Commission to hear oral arguments in alleged breach of contract


Idaho Power Company is seeking $11.15 million in damages from a Glenns Ferry cogeneration plant for an alleged breach of contract.


The Idaho Public Utilities Commission has scheduled oral arguments in the matter for March 3 at 9:30 a.m. in the commission hearing room at 472 W. Washington St.


From 1996 through October of 2007, Glenns Ferry Cogeneration sold power to Idaho Power under the provisions of a 20-year PURPA[i] contract. The cogeneration plant used natural gas as an energy source which, as a byproduct, produced steam for the Idaho Fresh-Pak potato processing plant in Glenns Ferry. According to Idaho Power, power deliveries from the plant ended in October of 2007 and Idaho Fresh-Pak ceased its Glenns Ferry operation in February, 2008.


Glenns Ferry Cogeneration Partners argues that because Idaho Power’s complaint is a contract dispute and because the cogeneration plant is not a public utility, the dispute falls under the jurisdiction of the district court, not the commission. While the commission sets the terms and conditions under which utilities purchase electricity from PURPA providers, the commission is not the contract administrator, according to Glenns Ferry Cogeneration Partners.

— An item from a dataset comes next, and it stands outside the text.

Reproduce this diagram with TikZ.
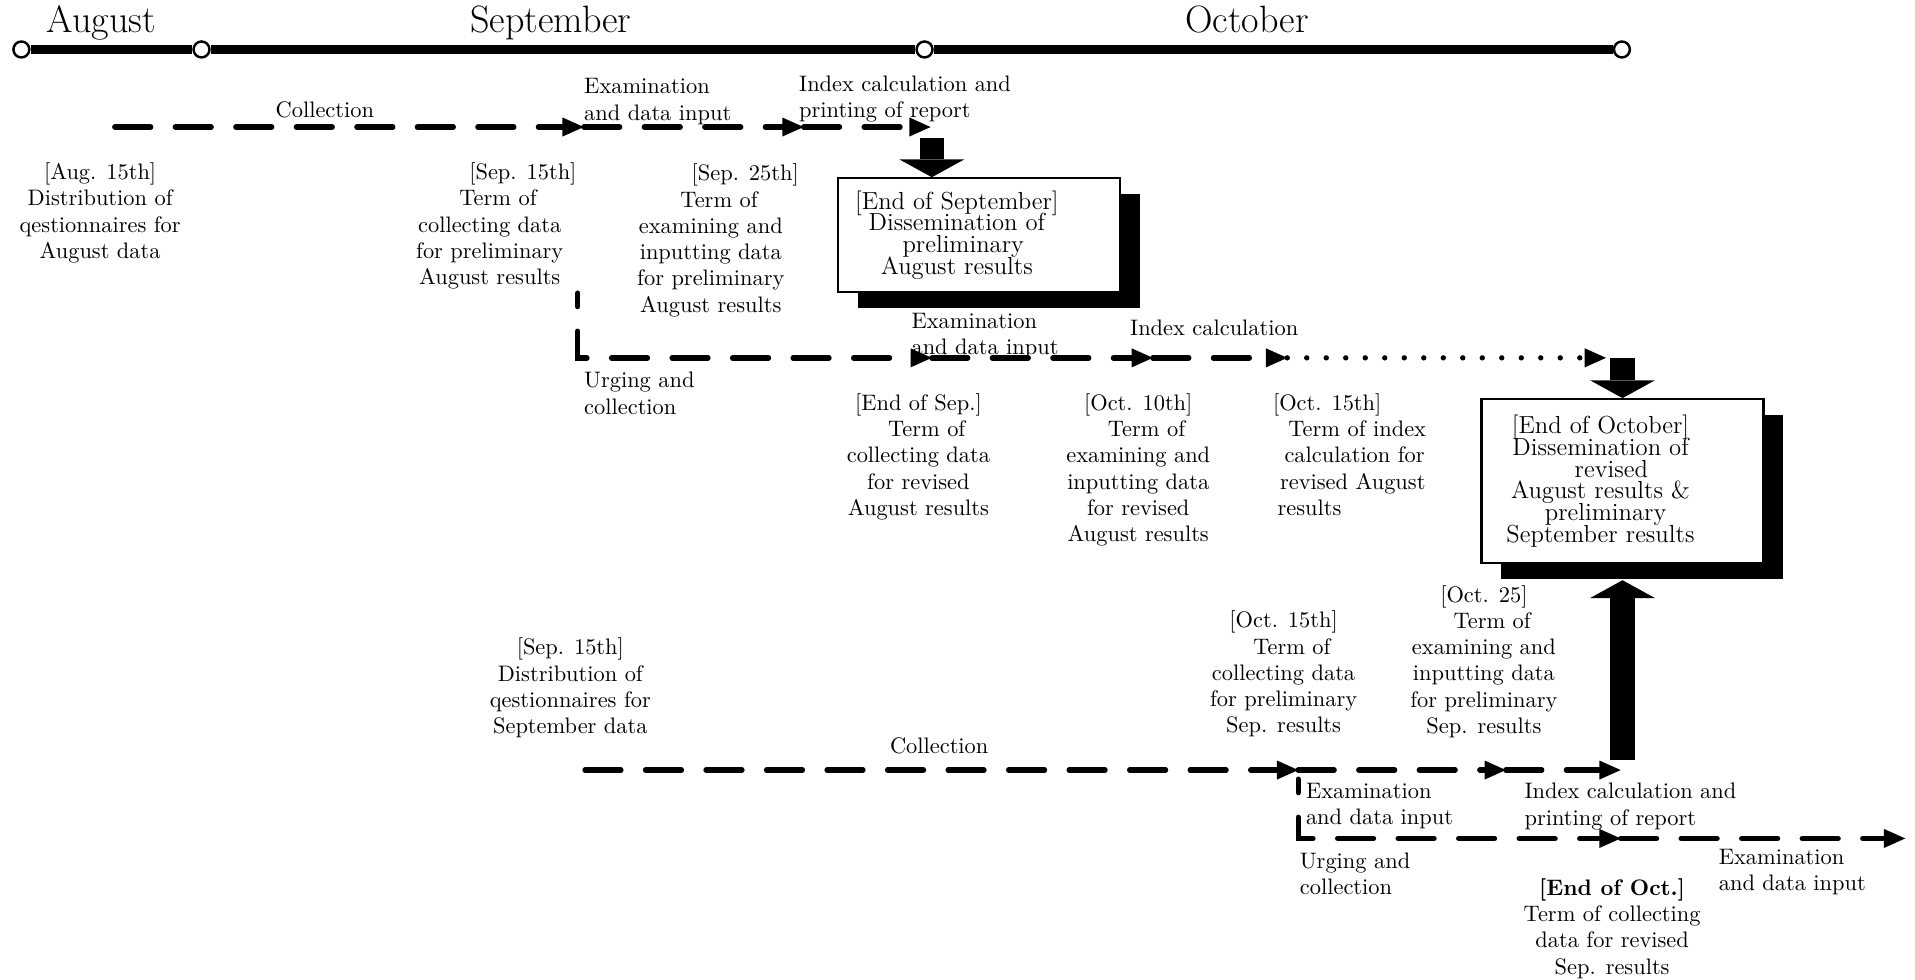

Idaho Power argues that shaping, reviewing and approving contracts between cogeneration facilities and electric utilities is a proper function of the commission. PURPA contracts are unique, Idaho Power argues, alleging that both Glenns Ferry Cogeneration and Idaho Power looked to the commission for guidance regarding the unique provisions of the contract and “until faced with an actual dispute, Glenns Ferry Cogeneration advocated for resolving any dispute before the commission.”


Further, Idaho Power argues, federal law delegates to state commissions the obligation to oversee creation of wholesale PURPA contracts.


The contract between Idaho Power and Glenns Ferry Cogeneration was a “levelized” contract, under which the same amount is paid by the utility to the small-power producer over the entire 20-year contract. With levelized contracts, the utility pays more than the actual value of the electricity in the early years.


Oral arguments begin at 9:30 a.m. on March 3 in the commission hearing room at 472 W. Washington St. in Boise.


To read more about the case, go the commission’s Web site at Click on the electric icon, select “Open Electric Cases,” and scroll down to Case No. IPC-E-08-20.

[i] *PURPA, the federal Public Utility Regulatory Policies Act, requires electric utilities to offer to buy power produced by small-power producers or cogenerators who obtain Qualifying Facility (QF) status. The rate to be paid by utilities to small-power producers, called an “avoided cost rate,” is determined and published by state commissions. The avoided cost rate is to be equal to the cost the electric utility avoids if it would have had to generate the power itself or purchase it from another source.